Ficaram vencidos nesta preliminar os ministros Marco Aurélio, Celso de Mello e o presidente Gilmar Mendes, que consideraram absolutamente necessária a transcrição das gravações e sua juntada aos autos, para dar igualdade de condições entre defesa e acusação.
Nesse caso, como no caso do prazo para as escutas legais, ficou patente para os ministros a insuficiência da legislação em vigor para atender a novas demandas criadas pelas novas tecnologias. Ficou claro que diante de lacunas legais, a única saída para o julgador é fazer adaptações, ainda que isso custe avanço sobre direitos básicos e princípios constitucionais.

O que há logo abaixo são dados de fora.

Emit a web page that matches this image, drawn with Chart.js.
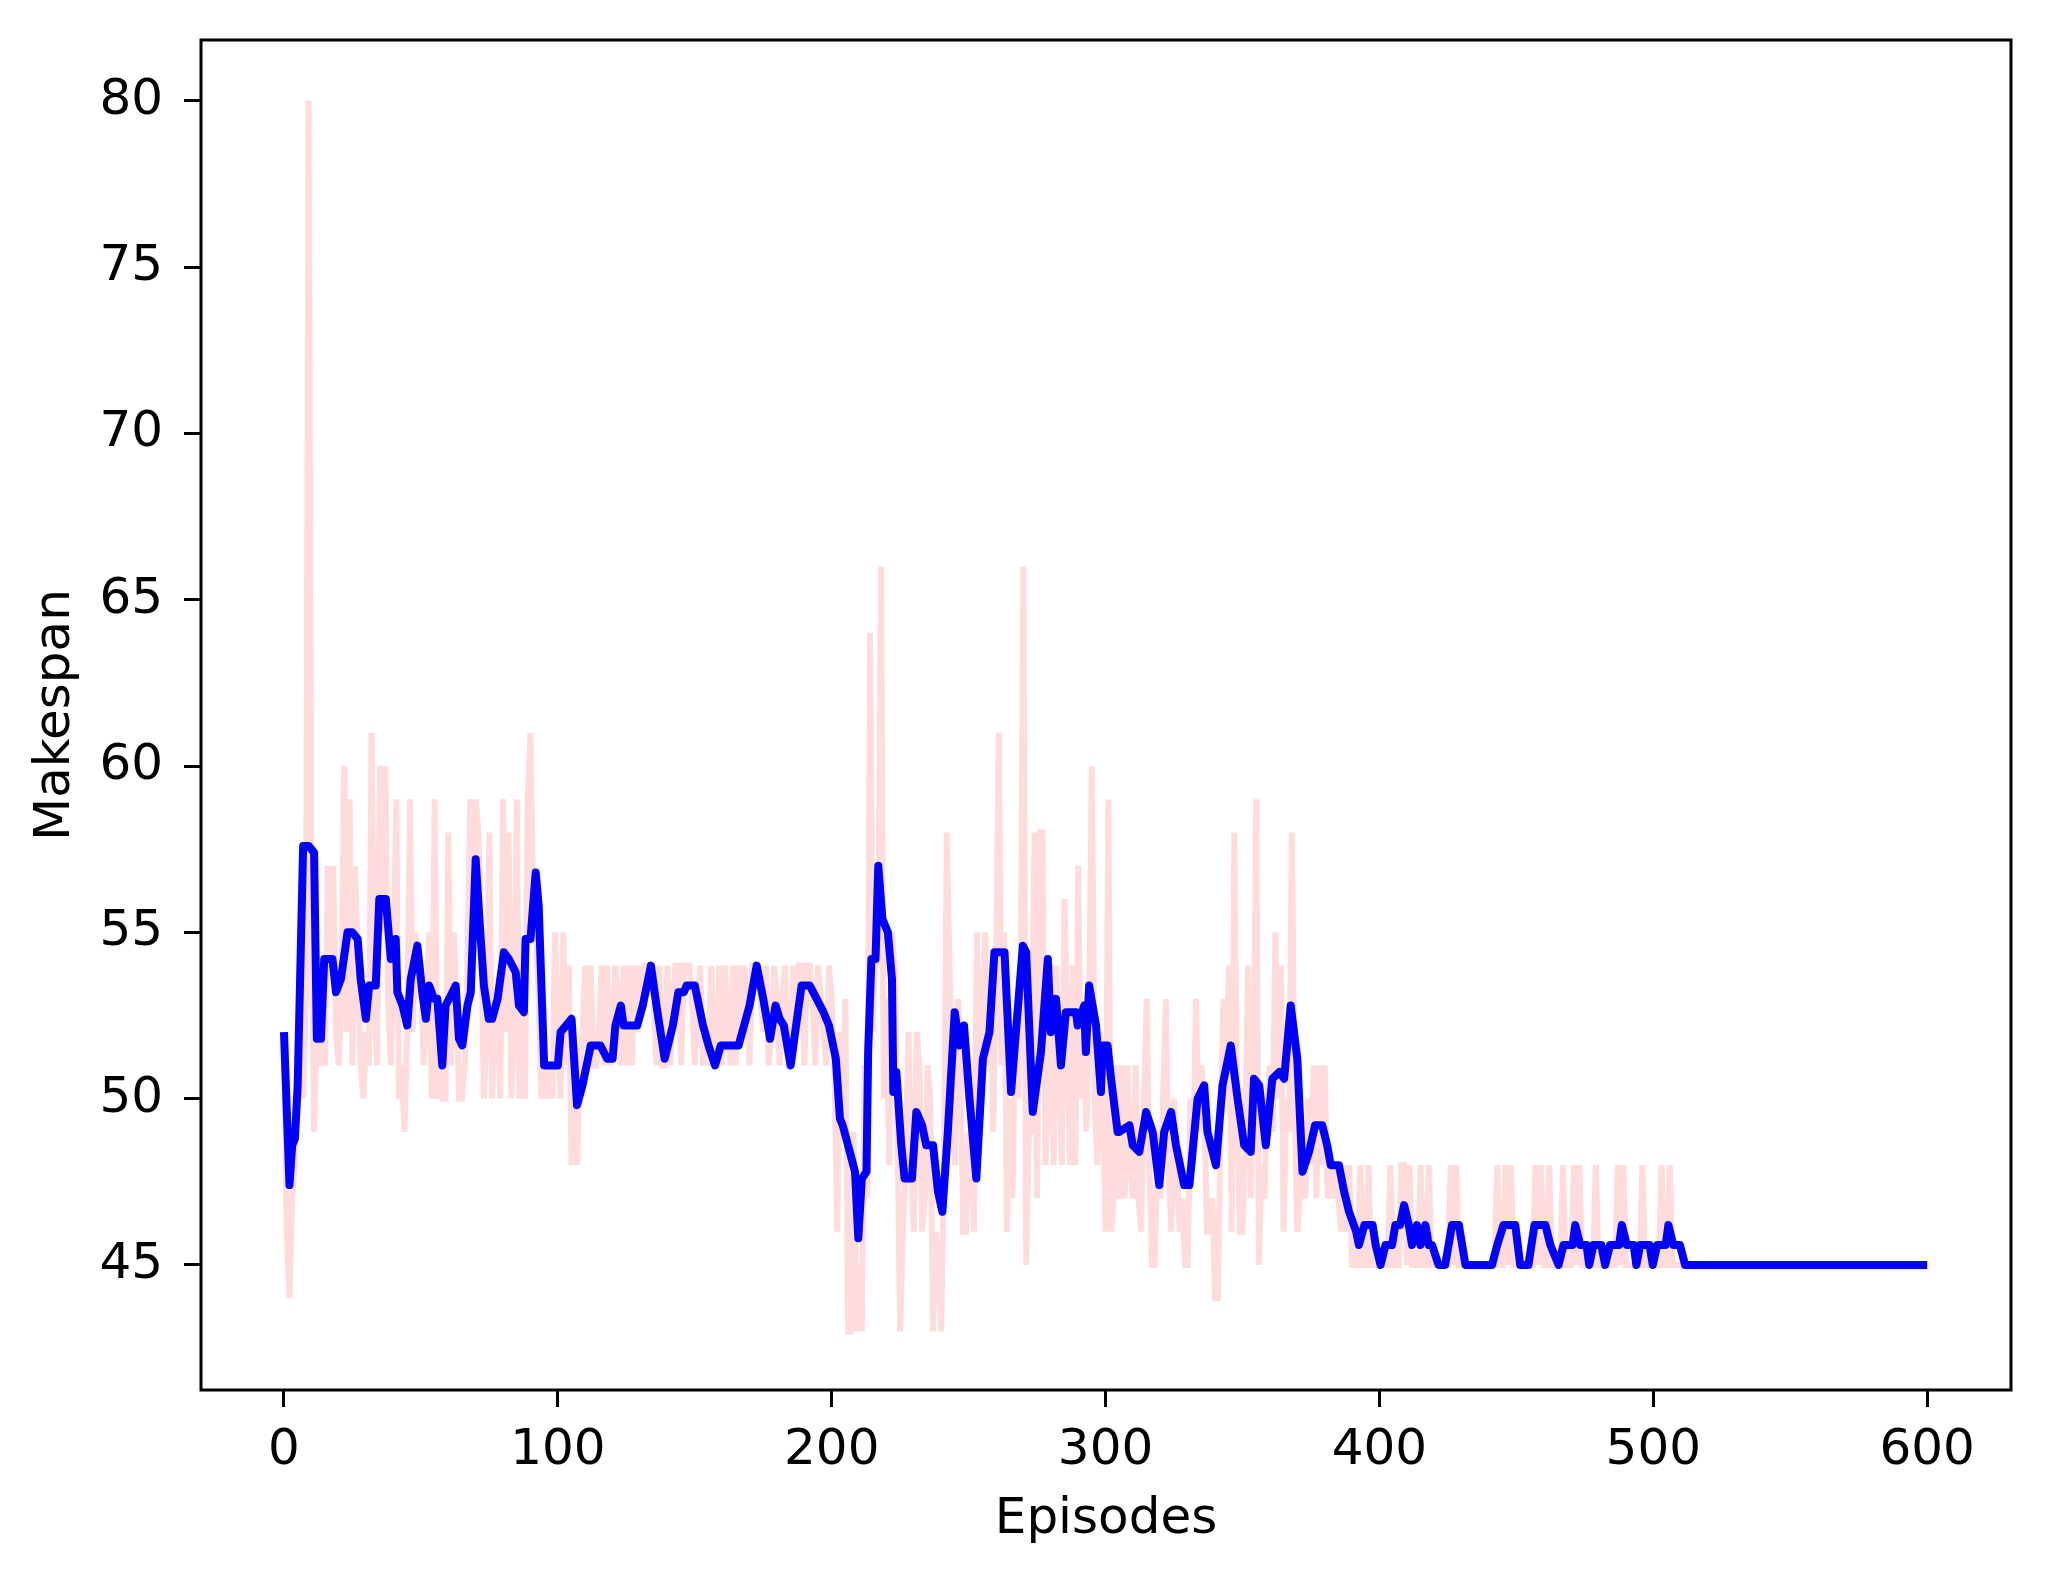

A última preliminar analisada pelos ministros foi rejeitada por unanimidade. As defesas dos acusados reclamaram que não teriam sido periciados os documentos apreendidos durante o trabalho de investigação. Segundo a defesa, esses laudos poderiam ser usados para fundamentar as defesas. O ministro Cezar Peluso afirmou em seu voto que os documentos não periciados, não foram suporte para denúncia.
Próxima sessão
O Pleno do Supremo Tribunal Federal continua na quarta-feira (26/11) o julgamento do Inquérito 2.424 que poderá resultar em Ação Penal contra o ministro afastado do Superior Tribunal de Justiça Paulo Medina e mais quatro investigados por crimes contra a administração pública. O grupo é suspeito de ter participado de um esquema de venda de decisões judiciais para favorecer o jogo ilegal.
O julgamento do Inquérito começou nesta quarta-feira (19/11), com as sustentações orais dos advogados dos acusados. Prosseguiu nesta quinta com o julgamento das preliminares argüidas pelos advogados de defesa. A sessão se transformou em um debate sobre o devido processo legal e mostrou a necessidade de se adequar a investigação policial à lei, e não a lei à investigação, como tem sendo feito.